Mais c’est véritablement lorsqu’elle était en train d’écrire un livre sur les persécutions et les déplacements forcés de plusieurs générations de femmes d’une même famille kurde, que la pression s’est encore plus accentuée. La police venait régulièrement contrôler son domicile, prenait des copies de ses écrits, et la menaçait.
« Si je publiais cette histoire, je savais que j’allais en prison. » Alors enceinte de sa fille, elle décide avec son mari de fuir et de se réfugier sur l’île grecque de Samos, située à quelques kilomètres à peine de la Turquie.
Depuis la Grèce, elle se sent libre et a pu publier son livre. Elle collabore maintenant à la version kurde du Monde diplomatique, un journal qui compte plusieurs éditions dans différentes langues.
Un cas loin d’être isolé
Des histoires comme celle de Jinda Zekioğlu, il en existe beaucoup. Comme elle, d’autres journalistes turques sont forcées à l’exil, tandis que d’autres encore renoncent à leur métier. La Coalition pour les femmes dans le journalisme (CFWIJ) dit avoir recensé au moins sept femmes journalistes qui ont quitté le métier dans les dernières semaines, seulement à Istanbul.
Rojda Oğuz a elle aussi fui la Turquie l’an dernier, après plusieurs années d’activité en tant que journaliste, marquées par des pressions régulières, des menaces et même à une arrestation en 2016 alors qu’elle était en train de couvrir des manifestations d’étudiants.
« Lors de ma garde à vue, la police m’a enlevé tous mes vêtements. J’ai été fouillée à nu. On m’a menacé constamment, en me disant que ma vie privée serait racontée à ma famille », se rappelle-t-elle. Elle a passé plusieurs mois en prison avant d’être libérée.
Des accusations ont par la suite été portées contre elle. Elle a récemment été condamnée en Turquie à dix-huit mois de prison pour « propagande terroriste ». Un verdict qu’elle dénonce, tout comme la Coalition pour les femmes dans le journalisme qui rappelle que « le journalisme n’est pas un crime ».
La CFWIJ soutient que la Turquie est désormais le pays qui exerce la plus grande violence envers les femmes journalistes. À cela s’ajoutent aussi les menaces de mort ou de viol proférées en ligne, et dont les femmes seraient les principales cibles.

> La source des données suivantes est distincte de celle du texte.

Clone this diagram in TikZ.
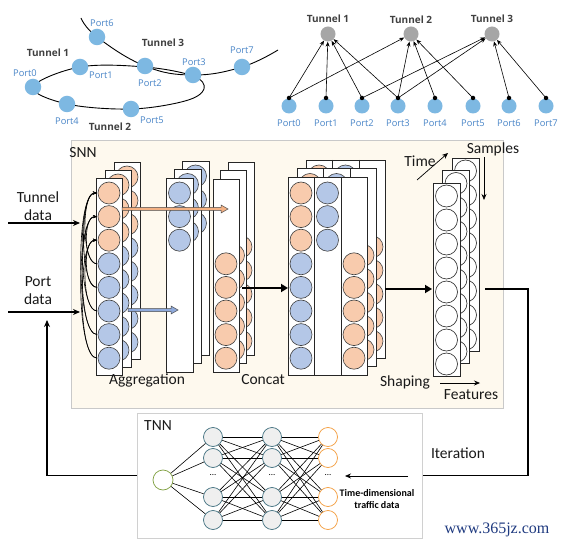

Aujourd’hui, Rojda Oğuz n’exerce plus son métier. Elle est actuellement en Suisse, sans emploi. Tout comme Jinda Zekioğlu, elle dit recevoir de nombreux messages de collègues journalistes qui lui demandent comment quitter le pays.
De vives inquiétudes en vue des élections
La situation en Turquie préoccupe bon nombre d’organisations qui défendent la liberté de la presse, comme la Coalition pour les femmes dans le journalisme (CFWIJ), qui affirme que douze femmes journalistes sont actuellement derrière les barreaux dans ce pays.
Ces détentions s’expliqueraient par l’adoption d’une loi controversée, début octobre. Elle prévoit jusqu’à trois ans de prison pour la divulgation « d’informations fausses ou trompeuses ». Cela peut inclure, par exemple, des nouvelles dont le pouvoir considère qu’elles suscitent de la peur ou qu’elles mettent en danger la sécurité du pays.
Vingt-deux organisations de défense de la liberté des médias, de la liberté d’expression et de journalistes ont dénoncé cette loi et le flou qui l’entoure.
La directrice des opérations de la Coalition pour les femmes dans le journalisme, explique que quelques jours seulement après l’adoption de cette loi, neuf journalistes, dont six femmes, ont été emprisonnées.
Damla Tarhan Durmuş s’inquiète de l’atmosphère de panique que crée cette loi, à quelques mois des prochaines élections turques. « Nous sommes inquiets que le gouvernement tente de réduire au silence les voix de l’opposition en utilisant la censure pour protéger son pouvoir et ainsi assurer sa réélection. »
L’organisation redoute particulièrement une augmentation des poursuites judiciaires et des emprisonnements de journalistes durant cette période électorale.
Les élections en Turquie auront lieu en juin 2023, sur fond d’une importante crise économique. Pour la première fois en vingt ans, la victoire du président Recep Tayyip Erdoğan pourrait être plus compliquée, selon plusieurs analystes.